A third public hearing on expansion plans for the Vineyard Haven Stop & Shop store has been delayed until next month, as discussion continues both at the town level and before the Martha’s Vineyard Commission on the proposal to more than double the size of the Water street store.

A meeting with the commission’s land use planning committee scheduled for Monday was cancelled late last week.

Issues involving the municipal parking lot adjacent to the Water street store will be the subject of a public meeting with the Tisbury selectmen on Wednesday. The meeting begins at 5:30 p.m. in the Tisbury town hall (the location was originally the Tisbury senior center but has been changed to the town hall).

“So we’re not in limbo and we’re in agreement with the town," Stop & Shop attorney Geoghan Coogan said.

Stop & Shop wants to rebuild the 9,400-square-foot store into a 23,800-square-foot supermarket.

The plan is under review by the MVC as a development of regional impact (DRI). A public hearing opened in July.
   
The scale of the proposal and the supermarket’s location across from the Vineyard Haven Steamship Authority terminal has led to increased scrutiny of the plans from the commission and the public.

At two previous public hearings, discussion has centered on concerns about traffic, parking and aesthetics. As planned, the building would be two stories, with a 43-space parking garage on the first floor and the store on the second.

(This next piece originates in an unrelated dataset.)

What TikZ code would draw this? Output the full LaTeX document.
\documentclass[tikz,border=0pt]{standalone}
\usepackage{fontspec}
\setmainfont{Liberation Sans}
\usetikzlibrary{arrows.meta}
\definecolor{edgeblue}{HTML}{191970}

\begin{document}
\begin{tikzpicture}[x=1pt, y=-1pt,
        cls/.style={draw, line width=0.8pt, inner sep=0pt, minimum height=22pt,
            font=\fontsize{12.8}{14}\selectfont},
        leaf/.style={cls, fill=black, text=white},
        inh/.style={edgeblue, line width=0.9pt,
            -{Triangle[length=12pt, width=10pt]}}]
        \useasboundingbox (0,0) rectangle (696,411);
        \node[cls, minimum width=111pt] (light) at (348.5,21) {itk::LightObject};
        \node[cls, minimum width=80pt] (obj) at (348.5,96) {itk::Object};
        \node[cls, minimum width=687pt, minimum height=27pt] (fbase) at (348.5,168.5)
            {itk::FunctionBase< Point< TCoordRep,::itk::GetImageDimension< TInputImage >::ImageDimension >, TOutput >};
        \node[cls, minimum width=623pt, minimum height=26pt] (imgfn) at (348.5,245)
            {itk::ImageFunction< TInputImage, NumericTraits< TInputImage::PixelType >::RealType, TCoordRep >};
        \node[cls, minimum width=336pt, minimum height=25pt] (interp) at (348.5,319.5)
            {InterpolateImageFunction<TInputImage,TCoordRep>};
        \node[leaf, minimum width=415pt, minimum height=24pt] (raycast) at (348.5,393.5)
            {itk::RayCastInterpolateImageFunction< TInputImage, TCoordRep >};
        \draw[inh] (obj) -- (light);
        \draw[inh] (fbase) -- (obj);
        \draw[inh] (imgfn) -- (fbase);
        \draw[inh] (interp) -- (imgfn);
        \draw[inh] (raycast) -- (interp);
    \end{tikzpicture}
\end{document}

Stop & Shop proposes to reorganize traffic circulation in the town-owned parking lot next to the store, and the plan also calls for the elimination of a town-owned comfort station near the store.

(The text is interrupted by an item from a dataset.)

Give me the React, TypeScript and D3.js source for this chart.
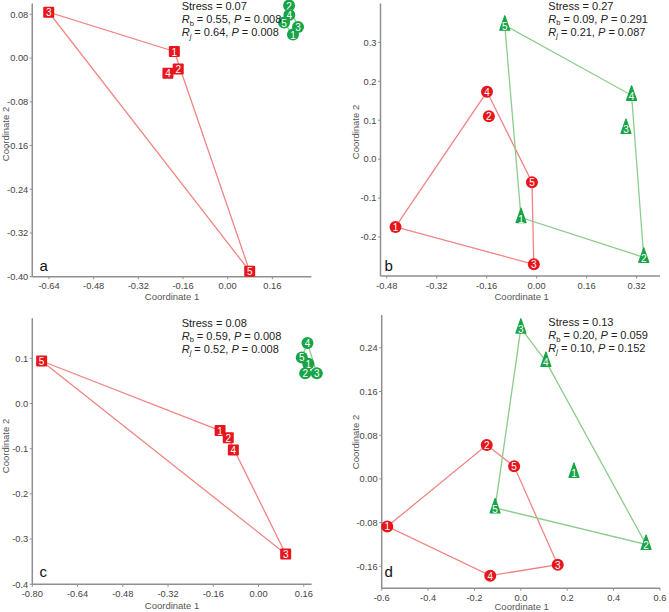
import React from 'react';
import * as d3 from 'd3';

// ---- Data ----
const pointIds = [1, 2, 3, 4, 5];

// Panel a
const aRedX = [-0.191, -0.177, -0.641, -0.214, 0.079];
const aRedY = [0.012, -0.020, 0.084, -0.028, -0.390];
const aGreenX = [0.234, 0.220, 0.252, 0.221, 0.202];
const aGreenY = [0.043, 0.096, 0.057, 0.079, 0.065];
const aXTicks = [-0.64, -0.48, -0.32, -0.16, 0.0, 0.16];
const aYTicks = [0.08, 0.0, -0.08, -0.16, -0.24, -0.32, -0.4];
const aStats = ['0.07', '0.55', '0.008', '0.64', '0.008'];

// Panel b
const bRedX = [-0.452, -0.153, -0.009, -0.159, -0.015];
const bRedY = [-0.174, 0.110, -0.270, 0.173, -0.059];
const bGreenX = [-0.050, 0.343, 0.286, 0.304, -0.102];
const bGreenY = [-0.150, -0.252, 0.079, 0.164, 0.344];
const bXTicks = [-0.48, -0.32, -0.16, 0.0, 0.16, 0.32];
const bYTicks = [0.3, 0.2, 0.1, 0.0, -0.1, -0.2];
const bStats = ['0.27', '0.09', '0.291', '0.21', '0.087'];

// Panel c
const cRedX = [-0.136, -0.107, 0.096, -0.089, -0.767];
const cRedY = [-0.060, -0.076, -0.333, -0.103, 0.094];
const cGreenX = [0.176, 0.165, 0.206, 0.173, 0.153];
const cGreenY = [0.088, 0.067, 0.067, 0.134, 0.102];
const cXTicks = [-0.8, -0.64, -0.48, -0.32, -0.16, 0.0, 0.16];
const cYTicks = [0.1, 0.0, -0.1, -0.2, -0.3, -0.4];
const cStats = ['0.08', '0.59', '0.008', '0.52', '0.008'];

// Panel d
const dRedX = [-0.576, -0.147, 0.159, -0.132, -0.029];
const dRedY = [-0.087, 0.062, -0.157, -0.177, 0.023];
const dGreenX = [0.229, 0.540, 0.000, 0.108, -0.111];
const dGreenY = [0.012, -0.120, 0.276, 0.215, -0.053];
const dXTicks = [-0.6, -0.4, -0.2, 0.0, 0.2, 0.4, 0.6];
const dYTicks = [0.24, 0.16, 0.08, 0.0, -0.08, -0.16];
const dStats = ['0.13', '0.20', '0.059', '0.10', '0.152'];

// ---- Styles ----
const FONT = '"Liberation Sans", Arial, Helvetica, sans-serif';
const RED = '#e8151d';
const GREEN = '#17a446';
const RED_LINE = '#f08585';
const GREEN_LINE = '#8ccc8c';
const AXIS = '#8f8f8f';
const TICK_TEXT = '#444';

type Shape = 'square' | 'circle' | 'triangle';

interface Panel {
  letter: string;
  stats: string[];
  xDomain: [number, number];
  yDomain: [number, number];
  xRange: [number, number];
  yRange: [number, number];
  xTicks: number[];
  yTicks: number[];
  xFmt: string;
  yFmt: string;
  red: { x: number[]; y: number[]; shape: Shape };
  green: { x: number[]; y: number[]; shape: Shape };
  statsPos: { x: number; ys: number[] };
  letterPos: [number, number];
  xTitlePos: [number, number];
  yTitlePos: [number, number];
}

const panels: Panel[] = [
  {
    letter: 'a', stats: aStats,
    xDomain: [-0.7, 0.3], yDomain: [-0.4, 0.1],
    xRange: [32.25, 311.4], yRange: [276.7, 3.4],
    xTicks: aXTicks, yTicks: aYTicks, xFmt: '.2f', yFmt: '.2f',
    red: { x: aRedX, y: aRedY, shape: 'square' },
    green: { x: aGreenX, y: aGreenY, shape: 'circle' },
    statsPos: { x: 181.7, ys: [10, 23, 36] },
    letterPos: [39.5, 270.7], xTitlePos: [172, 299.5], yTitlePos: [9, 134],
  },
  {
    letter: 'b', stats: bStats,
    xDomain: [-0.5, 0.395], yDomain: [-0.3, 0.4],
    xRange: [380.5, 660], yRange: [276, 3.4],
    xTicks: bXTicks, yTicks: bYTicks, xFmt: '.2f', yFmt: '.1f',
    red: { x: bRedX, y: bRedY, shape: 'circle' },
    green: { x: bGreenX, y: bGreenY, shape: 'triangle' },
    statsPos: { x: 548.3, ys: [9.5, 22.5, 35.5] },
    letterPos: [384.5, 270.5], xTitlePos: [521.7, 299.5], yTitlePos: [359, 132],
  },
  {
    letter: 'c', stats: cStats,
    xDomain: [-0.8, 0.188], yDomain: [-0.4, 0.1885],
    xRange: [32.3, 311.7], yRange: [584.3, 318.3],
    xTicks: cXTicks, yTicks: cYTicks, xFmt: '.2f', yFmt: '.1f',
    red: { x: cRedX, y: cRedY, shape: 'square' },
    green: { x: cGreenX, y: cGreenY, shape: 'circle' },
    statsPos: { x: 181.7, ys: [327.3, 339.9, 352.7] },
    letterPos: [39.5, 576.7], xTitlePos: [172, 609], yTitlePos: [9, 446],
  },
  {
    letter: 'd', stats: dStats,
    xDomain: [-0.6, 0.6], yDomain: [-0.2, 0.3],
    xRange: [381.7, 660], yRange: [588.2, 315],
    xTicks: dXTicks, yTicks: dYTicks, xFmt: '.1f', yFmt: '.2f',
    red: { x: dRedX, y: dRedY, shape: 'circle' },
    green: { x: dGreenX, y: dGreenY, shape: 'triangle' },
    statsPos: { x: 548.3, ys: [326.3, 339, 351.7] },
    letterPos: [384.5, 576.7], xTitlePos: [521.7, 610], yTitlePos: [359, 442],
  },
];

function Marker({ x, y, shape, color, label }: { x: number; y: number; shape: Shape; color: string; label: number }) {
  let shapeEl: React.ReactNode;
  let ty = y + 0.5;
  if (shape === 'square') {
    shapeEl = <rect x={x - 5.5} y={y - 5.5} width={11} height={11} rx={1} fill={color} />;
  } else if (shape === 'circle') {
    shapeEl = <circle cx={x} cy={y} r={6} fill={color} />;
  } else {
    shapeEl = (
      <path
        d={`M${x},${y - 9.5} L${x + 5},${y + 5} L${x - 5},${y + 5} Z`}
        fill={color}
        stroke={color}
        strokeWidth={1.2}
        strokeLinejoin="round"
      />
    );
    ty = y + 1.5;
  }
  return (
    <g>
      {shapeEl}
      <text x={x} y={ty} fill="#fff" fontSize={10} fontFamily={FONT} textAnchor="middle" dominantBaseline="central">
        {label}
      </text>
    </g>
  );
}

function PanelView({ p }: { p: Panel }) {
  const xs = d3.scaleLinear().domain(p.xDomain).range(p.xRange);
  const ys = d3.scaleLinear().domain(p.yDomain).range(p.yRange);
  const xf = d3.format(p.xFmt);
  const yf = d3.format(p.yFmt);
  const fmt = (f: (n: number) => string, v: number) => f(v).replace('−', '-');

  const groups = [
    { data: p.red, color: RED, line: RED_LINE },
    { data: p.green, color: GREEN, line: GREEN_LINE },
  ];

  const [x0, x1] = p.xRange;
  const [yb, yt] = p.yRange;

  return (
    <g>
      {/* axes */}
      <line x1={x0} x2={x0} y1={yt} y2={yb} stroke={AXIS} strokeWidth={1.5} />
      <line x1={x0} x2={x1} y1={yb} y2={yb} stroke={AXIS} strokeWidth={1.5} />
      {p.yTicks.map((t) => (
        <g key={'y' + t}>
          <line x1={x0 - 2.5} x2={x0} y1={ys(t)} y2={ys(t)} stroke={AXIS} strokeWidth={1} />
          <text x={x0 - 4} y={ys(t) + 3.3} fontSize={9.3} fontFamily={FONT} fill={TICK_TEXT} textAnchor="end">
            {fmt(yf, t)}
          </text>
        </g>
      ))}
      {p.xTicks.map((t) => (
        <g key={'x' + t}>
          <line x1={xs(t)} x2={xs(t)} y1={yb} y2={yb + 2.5} stroke={AXIS} strokeWidth={1} />
          <text x={xs(t)} y={yb + 12.5} fontSize={9.3} fontFamily={FONT} fill={TICK_TEXT} textAnchor="middle">
            {fmt(xf, t)}
          </text>
        </g>
      ))}
      <text x={p.xTitlePos[0]} y={p.xTitlePos[1]} fontSize={9.5} fontFamily={FONT} fill="#555" textAnchor="middle">
        Coordinate 1
      </text>
      <text
        transform={`translate(${p.yTitlePos[0]},${p.yTitlePos[1]}) rotate(-90)`}
        fontSize={9.5}
        fontFamily={FONT}
        fill="#555"
        textAnchor="middle"
      >
        Coordinate 2
      </text>
      {/* hulls */}
      {groups.map((g, gi) => {
        const pts: [number, number][] = g.data.x.map((v, i) => [xs(v), ys(g.data.y[i])]);
        const hull = d3.polygonHull(pts);
        if (!hull) return null;
        return (
          <path
            key={'h' + gi}
            d={'M' + hull.map((q) => q.join(',')).join('L') + 'Z'}
            fill="none"
            stroke={g.line}
            strokeWidth={1.3}
          />
        );
      })}
      {/* markers */}
      {groups.map((g, gi) =>
        g.data.x.map((v, i) => (
          <Marker
            key={'m' + gi + '-' + i}
            x={xs(v)}
            y={ys(g.data.y[i])}
            shape={g.data.shape}
            color={g.color}
            label={pointIds[i]}
          />
        ))
      )}
      {/* stats */}
      <text x={p.statsPos.x} y={p.statsPos.ys[0]} fontSize={11} fontFamily={FONT} fill="#222">
        Stress = {p.stats[0]}
      </text>
      <text x={p.statsPos.x} y={p.statsPos.ys[1]} fontSize={11} fontFamily={FONT} fill="#222">
        <tspan fontStyle="italic">R</tspan>
        <tspan fontSize={7.5} dy={2.5}>b</tspan>
        <tspan dy={-2.5}>{` = ${p.stats[1]}, `}</tspan>
        <tspan fontStyle="italic">P</tspan>
        <tspan>{` = ${p.stats[2]}`}</tspan>
      </text>
      <text x={p.statsPos.x} y={p.statsPos.ys[2]} fontSize={11} fontFamily={FONT} fill="#222">
        <tspan fontStyle="italic">R</tspan>
        <tspan fontSize={7.5} dy={2.5} fontStyle="italic">j</tspan>
        <tspan dy={-2.5}>{` = ${p.stats[3]}, `}</tspan>
        <tspan fontStyle="italic">P</tspan>
        <tspan>{` =  ${p.stats[4]}`}</tspan>
      </text>
      {/* letter */}
      <text x={p.letterPos[0]} y={p.letterPos[1]} fontSize={15} fontFamily={FONT} fill="#111">
        {p.letter}
      </text>
    </g>
  );
}

export default function App() {
  return (
    <svg
      width={669}
      height={612}
      viewBox="0 0 669 612"
      style={{ position: 'absolute', left: 0, top: 0, background: '#fff' }}
    >
      <rect x={0} y={0} width={669} height={612} fill="#fff" />
      {panels.map((p) => (
        <PanelView key={p.letter} p={p} />
      ))}
    </svg>
  );
}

A continued public hearing was scheduled for this week, but Stop & Shop asked to postpone it in order to resolve issues regarding the parking lot.

Commission executive director Mark London gave Stop & Shop a seven-page document of questions and requests for further information earlier this month. Issues raised in the document and by residents include traffic management in the area, truck deliveries to the store, the size and design of the store, affordable housing, impact on local businesses and the use of public property for an entrance ramp.

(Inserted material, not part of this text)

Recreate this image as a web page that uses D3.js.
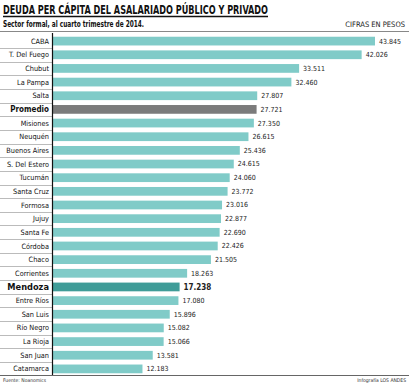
<!DOCTYPE html>
<html>
<head>
<meta charset="utf-8">
<script src="https://cdn.jsdelivr.net/npm/d3@7"></script>
<style>
  body { margin: 0; background: #fff; }
  svg { display: block; font-family: "DejaVu Sans Condensed", "Liberation Sans Narrow", sans-serif; }
</style>
</head>
<body>
<div id="chart"></div>
<script>
const provincias = ['CABA', 'T. Del Fuego', 'Chubut', 'La Pampa', 'Salta', 'Promedio', 'Misiones', 'Neuquén',
    'Buenos Aires', 'S. Del Estero', 'Tucumán', 'Santa Cruz', 'Formosa', 'Jujuy', 'Santa Fe', 'Córdoba',
    'Chaco', 'Corrientes', 'Mendoza', 'Entre Ríos', 'San Luis', 'Río Negro', 'La Rioja', 'San Juan', 'Catamarca'];
const deuda = [43845, 42026, 33511, 32460, 27807, 27721, 27350, 26615, 25436, 24615, 24060, 23772, 23016,
    22877, 22690, 22426, 21505, 18263, 17238, 17080, 15896, 15082, 15066, 13581, 12183];
const etiquetas = ['43.845', '42.026', '33.511', '32.460', '27.807', '27.721', '27.350', '26.615', '25.436',
    '24.615', '24.060', '23.772', '23.016', '22.877', '22.690', '22.426', '21.505', '18.263', '17.238',
    '17.080', '15.896', '15.082', '15.066', '13.581', '12.183'];

const W = 409, H = 384;
const x0 = 53;

const svg = d3.select('#chart').append('svg')
    .attr('width', W)
    .attr('height', H);

// titulo
svg.append('text')
    .attr('x', 3).attr('y', 14)
    .attr('font-size', 12).attr('font-weight', 'bold')
    .attr('fill', '#111')
    .attr('textLength', 265)
    .attr('lengthAdjust', 'spacingAndGlyphs')
    .text('DEUDA PER CÁPITA DEL ASALARIADO PÚBLICO Y PRIVADO');
svg.append('line')
    .attr('x1', 3).attr('x2', 268).attr('y1', 16.5).attr('y2', 16.5)
    .attr('stroke', '#111').attr('stroke-width', 1.3);

svg.append('text')
    .attr('x', 3).attr('y', 27)
    .attr('font-size', 8).attr('font-weight', 'bold')
    .attr('fill', '#111')
    .attr('textLength', 141)
    .attr('lengthAdjust', 'spacingAndGlyphs')
    .text('Sector formal, al cuarto trimestre de 2014.');
svg.append('text')
    .attr('x', 405).attr('y', 27)
    .attr('font-size', 7.5).attr('text-anchor', 'end')
    .attr('fill', '#222')
    .text('CIFRAS EN PESOS');

svg.append('line')
    .attr('x1', 0).attr('x2', W).attr('y1', 31.5).attr('y2', 31.5)
    .attr('stroke', '#888').attr('stroke-width', 1);

const y = d3.scaleBand()
    .domain(provincias)
    .range([34, 376])
    .paddingInner(0.36)
    .paddingOuter(0.2);

const x = d3.scaleLinear()
    .domain([0, 43845])
    .range([x0, 375]);

// separadores de filas
svg.append('g').selectAll('line')
    .data(provincias.slice(1))
    .join('line')
    .attr('x1', 0).attr('x2', x0)
    .attr('y1', function(d) { return Math.round(y(d) - y.step() * y.paddingInner() / 2) + 0.5; })
    .attr('y2', function(d) { return Math.round(y(d) - y.step() * y.paddingInner() / 2) + 0.5; })
    .attr('stroke', '#bbb').attr('stroke-width', 1);

function color(d) {
    if (d === 'Promedio') return '#7b7b7b';
    if (d === 'Mendoza') return '#3f9c98';
    return '#80cbc8';
}

svg.append('g').selectAll('rect')
    .data(provincias)
    .join('rect')
    .attr('x', x0)
    .attr('y', function(d) { return y(d); })
    .attr('width', function(d, i) { return x(deuda[i]) - x0; })
    .attr('height', y.bandwidth())
    .attr('fill', color);

svg.append('g').selectAll('text')
    .data(provincias)
    .join('text')
    .attr('x', 49)
    .attr('y', function(d) { return y(d) + y.bandwidth() / 2; })
    .attr('dy', '0.35em')
    .attr('text-anchor', 'end')
    .attr('font-size', function(d) { return d === 'Mendoza' ? 9.2 : (d === 'Promedio' ? 8 : 7.3); })
    .attr('font-weight', function(d) { return d === 'Mendoza' || d === 'Promedio' ? 'bold' : 'normal'; })
    .attr('fill', '#111')
    .text(function(d) { return d; });

svg.append('g').selectAll('text')
    .data(provincias)
    .join('text')
    .attr('x', function(d, i) { return x(deuda[i]) + 4; })
    .attr('y', function(d) { return y(d) + y.bandwidth() / 2; })
    .attr('dy', '0.35em')
    .attr('font-size', function(d) { return d === 'Mendoza' ? 8 : 7; })
    .attr('font-weight', function(d) { return d === 'Mendoza' ? 'bold' : 'normal'; })
    .attr('fill', '#222')
    .text(function(d, i) { return etiquetas[i]; });

// eje vertical
svg.append('line')
    .attr('x1', x0 - 0.5).attr('x2', x0 - 0.5).attr('y1', 33).attr('y2', 375)
    .attr('stroke', '#111').attr('stroke-width', 1.2);

svg.append('line')
    .attr('x1', 0).attr('x2', W).attr('y1', 375.5).attr('y2', 375.5)
    .attr('stroke', '#666').attr('stroke-width', 1);

svg.append('text')
    .attr('x', 3).attr('y', 382)
    .attr('font-size', 5).attr('fill', '#333')
    .text('Fuente: Noanomics');
svg.append('text')
    .attr('x', 406).attr('y', 382)
    .attr('font-size', 5).attr('text-anchor', 'end').attr('fill', '#333')
    .text('Infografía LOS ANDES');
</script>
</body>
</html>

Mr. Coogan said the first two public hearings have been geared toward listening. “And letting us hear everybody’s thoughts. We haven’t had the ability yet to respond to all of that,” he said.

At the next hearing, he said, Stop & Shop will have responses and some revisions to their plans, as well as a clear plan for the parking lot.

“Next time we present this, I think that we’re going to have answered a lot of questions,” Mr. Coogan said.

He said he hopes the public hearing will resume by the end of September. “It’s a huge project and we want to do it right,” he said.